(Paris) Le président français Emmanuel Macron se retrouvait lundi privé de majorité absolue à l’Assemblée nationale, un revers qui ouvre une période d’instabilité et de délicates négociations politiques.

Après ce séisme législatif, qui menace de rendre le pays ingouvernable, le chef de l’État a convié mardi et mercredi au palais présidentiel les représentants des forces politiques ayant vocation à constituer la dizaine de groupes prévus à l’Assemblée.

« Dès lors qu’il n’y a pas de majorité alternative, la question de la manière de mener les transformations nécessaires pour le pays est posée. C’est le sens de cette rencontre avec les forces politiques : dialoguer et échanger pour l’intérêt supérieur de la Nation et bâtir des solutions au service des Français », a indiqué l’entourage du chef de l’État.

M. Macron recevra notamment mardi le représentant des Républicains (LR, droite), du Parti socialiste, et du Rassemblement national (extrême droite), avant d’autres mercredi.

Réélu en avril, M. Macron avait discuté à la mi-journée avec la première ministre Elisabeth Borne, nommée à la mi-mai, et deux ténors de sa coalition de la stratégie à adopter après les législatives de dimanche.

La coalition centriste libérale, qui s’est appuyée pendant le premier mandat de cinq ans d’Emmanuel Macron sur une confortable majorité absolue (fixée à 289 députés), ne conserve que 245 sièges sur 577 à l’issue du scrutin.

Le reste de l’hémicycle se répartit principalement entre l’extrême droite de Marine Le Pen, adversaire de M. Macron au second tour de la présidentielle d’avril, qui réalise une percée inédite avec 89 députés, la gauche unie à l’initiative de son tribun Jean-Luc Mélenchon (au moins 150 députés selon un décompte actualisé) et la droite classique (LR).

« Pas à vendre »

Cette dernière se retrouve en position d’arbitre avec une soixantaine de députés, auxquels le camp présidentiel a immédiatement tendu la main.

« On nous trouvera toujours pour essayer d’embarquer avec nous, de convaincre surtout, les modérés qui sont présents dans ce Parlement de nous suivre », a déclaré la porte-parole du gouvernement, Olivia Grégoire, expliquant que « sa hantise » était que « le pays soit bloqué ».

Concrètement, la coalition présidentielle devra soit conclure un accord de gouvernement avec d’autres partis, un scénario classique en Allemagne, mais inusité en France, soit négocier ponctuellement sur chaque texte de loi.

Cette configuration replace le Parlement au centre du jeu politique, une première sous la Ve République.

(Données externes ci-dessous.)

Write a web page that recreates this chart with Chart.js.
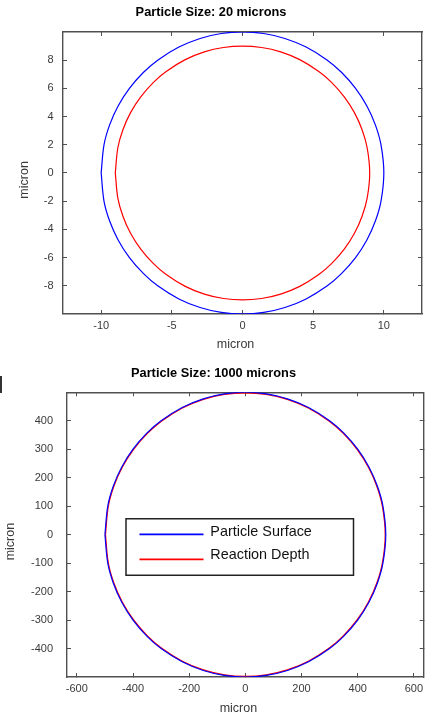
<!DOCTYPE html>
<html lang="en">
<head>
<meta charset="UTF-8">
<title>Particle Size</title>
<style>
  body { margin: 0; background: #fff; width: 433px; height: 717px; position: relative; overflow: hidden; }
  .wrap { position: absolute; left: 0; }
  .wrap canvas { display: block; }
  #top { top: 0; }
  #bottom { top: 358px; }
  .mark { position: absolute; left: 0; top: 376px; width: 2px; height: 17px; background: #333; }
</style>
</head>
<body>
<div class="wrap" id="top"><canvas id="chart20" width="433" height="358"></canvas></div>
<div class="wrap" id="bottom"><canvas id="chart1000" width="433" height="359"></canvas></div>
<div class="mark"></div>
<script src="https://cdn.jsdelivr.net/npm/chart.js"></script>
<script>
// series names + colours
const seriesLabels = ['Particle Surface', 'Reaction Depth'];
const seriesColors = ['#0000ff', '#ff0000'];

// 20 micron particle (closed outlines)
const surface20X = [-10,-9.8,-9.4,-8.8,-8,-7,-6,-4.5,-3,-1.5,0,1.5,3,4.5,6,7,8,8.8,9.4,9.8,10,9.8,9.4,8.8,8,7,6,4.5,3,1.5,0,-1.5,-3,-4.5,-6,-7,-8,-8.8,-9.4,-9.8,-10];
const surface20Y = [0,1.99,3.41,4.75,6,7.14,8,8.93,9.54,9.89,10,9.89,9.54,8.93,8,7.14,6,4.75,3.41,1.99,0,-1.99,-3.41,-4.75,-6,-7.14,-8,-8.93,-9.54,-9.89,-10,-9.89,-9.54,-8.93,-8,-7.14,-6,-4.75,-3.41,-1.99,0];
const depth20X = [-9,-8.82,-8.46,-7.92,-7.2,-6.3,-5.4,-4.05,-2.7,-1.35,0,1.35,2.7,4.05,5.4,6.3,7.2,7.92,8.46,8.82,9,8.82,8.46,7.92,7.2,6.3,5.4,4.05,2.7,1.35,0,-1.35,-2.7,-4.05,-5.4,-6.3,-7.2,-7.92,-8.46,-8.82,-9];
const depth20Y = [0,1.79,3.07,4.28,5.4,6.43,7.2,8.04,8.59,8.9,9,8.9,8.59,8.04,7.2,6.43,5.4,4.28,3.07,1.79,0,-1.79,-3.07,-4.28,-5.4,-6.43,-7.2,-8.04,-8.59,-8.9,-9,-8.9,-8.59,-8.04,-7.2,-6.43,-5.4,-4.28,-3.07,-1.79,0];
const ticks20X = [-10, -5, 0, 5, 10];
const ticks20Y = [-8, -6, -4, -2, 0, 2, 4, 6, 8];

// 1000 micron particle
const surface1000X = [-500,-490,-470,-440,-400,-350,-300,-225,-150,-75,0,75,150,225,300,350,400,440,470,490,500,490,470,440,400,350,300,225,150,75,0,-75,-150,-225,-300,-350,-400,-440,-470,-490,-500];
const surface1000Y = [0,99.5,170.6,237.5,300,357.1,400,446.5,477,494.3,500,494.3,477,446.5,400,357.1,300,237.5,170.6,99.5,0,-99.5,-170.6,-237.5,-300,-357.1,-400,-446.5,-477,-494.3,-500,-494.3,-477,-446.5,-400,-357.1,-300,-237.5,-170.6,-99.5,0];
const depth1000X = [-498,-488,-468.1,-438.2,-398.4,-348.6,-298.8,-224.1,-149.4,-74.7,0,74.7,149.4,224.1,298.8,348.6,398.4,438.2,468.1,488,498,488,468.1,438.2,398.4,348.6,298.8,224.1,149.4,74.7,0,-74.7,-149.4,-224.1,-298.8,-348.6,-398.4,-438.2,-468.1,-488,-498];
const depth1000Y = [0,99.1,169.9,236.6,298.8,355.6,398.4,444.7,475.1,492.4,498,492.4,475.1,444.7,398.4,355.6,298.8,236.6,169.9,99.1,0,-99.1,-169.9,-236.6,-298.8,-355.6,-398.4,-444.7,-475.1,-492.4,-498,-492.4,-475.1,-444.7,-398.4,-355.6,-298.8,-236.6,-169.9,-99.1,0];
const ticks1000X = [-600, -400, -200, 0, 200, 400, 600];
const ticks1000Y = [-400, -300, -200, -100, 0, 100, 200, 300, 400];

const axisColor = '#505050';
const textColor = '#3a3a3a';

Chart.defaults.font.family = '"Liberation Sans", Arial, sans-serif';
Chart.defaults.color = textColor;

function points(xs, ys) {
  return xs.map((x, i) => ({ x: x, y: ys[i] }));
}

function fixTicks(vals) {
  return scale => { scale.ticks = vals.map(v => ({ value: v })); };
}

// box legend drawn inside the plot (matlab style)
const boxLegend = {
  id: 'boxLegend',
  afterDatasetsDraw(chart) {
    if (!chart.options.plugins.boxLegend) return;
    const a = chart.chartArea;
    const ctx = chart.ctx;
    const left = a.left + 59, top = a.top + 126.5, w = 227.5, h = 56.5;
    const lineY = [15.6, 40.6];
    const textY = [17.3, 40.3];
    ctx.save();
    ctx.fillStyle = '#fff';
    ctx.fillRect(left, top, w, h);
    ctx.strokeStyle = '#222';
    ctx.lineWidth = 1.5;
    ctx.strokeRect(left, top, w, h);
    chart.data.datasets.forEach((ds, i) => {
      ctx.strokeStyle = ds.borderColor;
      ctx.lineWidth = 1.6;
      ctx.beginPath();
      ctx.moveTo(left + 13.5, top + lineY[i]);
      ctx.lineTo(left + 77.5, top + lineY[i]);
      ctx.stroke();
      ctx.fillStyle = '#111';
      ctx.font = '14.4px "Liberation Sans", Arial, sans-serif';
      ctx.textAlign = 'left';
      ctx.textBaseline = 'alphabetic';
      ctx.fillText(ds.label, left + 84.3, top + textY[i]);
    });
    ctx.restore();
  }
};

function makeChart(id, c) {
  const inner = { drawOnChartArea: false, drawTicks: true, tickLength: -4, color: axisColor, lineWidth: 1 };
  const edge = { display: true, color: axisColor, width: 1.4 };
  const datasets = c.series.map((s, i) => ({
    label: seriesLabels[i],
    data: points(s[0], s[1]),
    borderColor: seriesColors[i],
    borderWidth: 1.2,
    showLine: true,
    tension: 0.33, // smooth the outline between the read points
    pointRadius: 0,
    fill: false
  }));
  return new Chart(document.getElementById(id), {
    type: 'scatter',
    data: { datasets: datasets },
    options: {
      responsive: false,
      animation: false,
      devicePixelRatio: 1,
      layout: { padding: { left: 0, right: c.padRight, top: 0, bottom: 0 } },
      plugins: {
        legend: { display: false },
        tooltip: { enabled: false },
        boxLegend: c.legend,
        title: {
          display: true,
          text: c.title,
          color: '#000',
          font: { size: 12.8, weight: 'bold' },
          padding: { top: c.titleTop, bottom: c.titleBottom }
        }
      },
      scales: {
        x: {
          type: 'linear', position: 'bottom', min: c.xMin, max: c.xMax,
          grid: inner, border: edge,
          afterBuildTicks: fixTicks(c.xTicks),
          ticks: { padding: c.xTickPad, color: textColor, font: { size: 11 }, maxRotation: 0, autoSkip: false },
          title: { display: true, text: 'micron    ', color: textColor, font: { size: 12.5 }, padding: { top: 0, bottom: c.xTitlePad } },
          afterFit: s => { s.height = c.xHeight; }
        },
        xTop: {
          type: 'linear', position: 'top', min: c.xMin, max: c.xMax,
          grid: inner, border: edge,
          afterBuildTicks: fixTicks(c.xTicks),
          ticks: { display: false },
          afterFit: s => { s.height = 0; }
        },
        y: {
          type: 'linear', position: 'left', min: c.yMin, max: c.yMax,
          grid: inner, border: edge,
          afterBuildTicks: fixTicks(c.yTicks),
          ticks: { padding: c.yTickPad, color: textColor, font: { size: 11 }, autoSkip: false },
          title: { display: true, text: 'micron    ', color: textColor, font: { size: 12.5 }, padding: { top: c.yTitlePad, bottom: 0 } },
          afterFit: s => { s.width = c.yWidth; }
        },
        yRight: {
          type: 'linear', position: 'right', min: c.yMin, max: c.yMax,
          grid: inner, border: edge,
          afterBuildTicks: fixTicks(c.yTicks),
          ticks: { display: false },
          afterFit: s => { s.width = 0; }
        }
      }
    },
    plugins: [boxLegend]
  });
}

makeChart('chart20', {
  title: 'Particle Size: 20 microns',
  series: [[surface20X, surface20Y], [depth20X, depth20Y]],
  xMin: -12.7, xMax: 12.7, yMin: -10, yMax: 10,
  xTicks: ticks20X, yTicks: ticks20Y,
  titleTop: 4.7, titleBottom: 11.9,
  padRight: 11, yWidth: 63, xHeight: 44,
  xTickPad: 9.5, yTickPad: 13.5, xTitlePad: 5.5, yTitlePad: 17.5,
  legend: false
});

makeChart('chart1000', {
  title: 'Particle Size: 1000 microns',
  series: [[surface1000X, surface1000Y], [depth1000X, depth1000Y]],
  xMin: -635, xMax: 635, yMin: -500, yMax: 500,
  xTicks: ticks1000X, yTicks: ticks1000Y,
  titleTop: 7.6, titleBottom: 11.3,
  padRight: 6, yWidth: 67, xHeight: 40,
  xTickPad: 9.7, yTickPad: 18, xTitlePad: 1.2, yTitlePad: 3.2,
  legend: true
});
</script>
</body>
</html>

« On n’est pas là pour bloquer, mais on n’est pas à vendre », a répondu le président de région, Xavier Bertrand lors d’une réunion de LR, dont la direction a dit vouloir rester dans l’opposition.

Remaniement

Après un premier quinquennat marqué par des épisodes clivants, comme le mouvement populaire des « gilets jaunes » en 2018-2019, et dans un contexte international tendu qui pèse sur le pouvoir d’achat, M. Macron – souvent qualifié de « président des riches » – ne bénéficie pas d’une cote de popularité très élevée (56 % des Français ne pensaient pas qu’il était un bon chef de l’État, selon un sondage Odoxa du 31 mai).

Présenté comme le grand perdant du scrutin, il doit rapidement en tirer les leçons avant d’être happé dans un tunnel d’obligations internationales (Conseil européen, G7, sommet de l’OTAN) à partir de jeudi.

Formé le 20 mai, le gouvernement devrait au minimum être sérieusement remanié, en raison notamment de la défaite électorale de trois de ses membres, dont les ministres de la Transition écologique et de la Santé.

Les différents partis d’opposition ont appelé Emmanuel Macron à changer de politique et de gouvernement en tenant compte du résultat des élections.

Elisabeth Borne « est trop affaiblie pour pouvoir rester » première ministre, a ainsi estimé Louis Aliot, le vice-président du RN.

Même avis du côté de l’alliance de gauche Nupes (Nouvelle union populaire, écologique et sociale), qui a annoncé « une motion de censure » contre son gouvernement.

Mais cette coalition électorale est elle-même traversée par des divergences. Le leader de la gauche radicale Jean-Luc Mélenchon a proposé aux partis socialiste, communiste et écologiste de créer un seul groupe à l’Assemblée, contrairement à ce qui était prévu dans leur alliance électorale. Mais ses alliés lui ont opposé une fin de non-recevoir.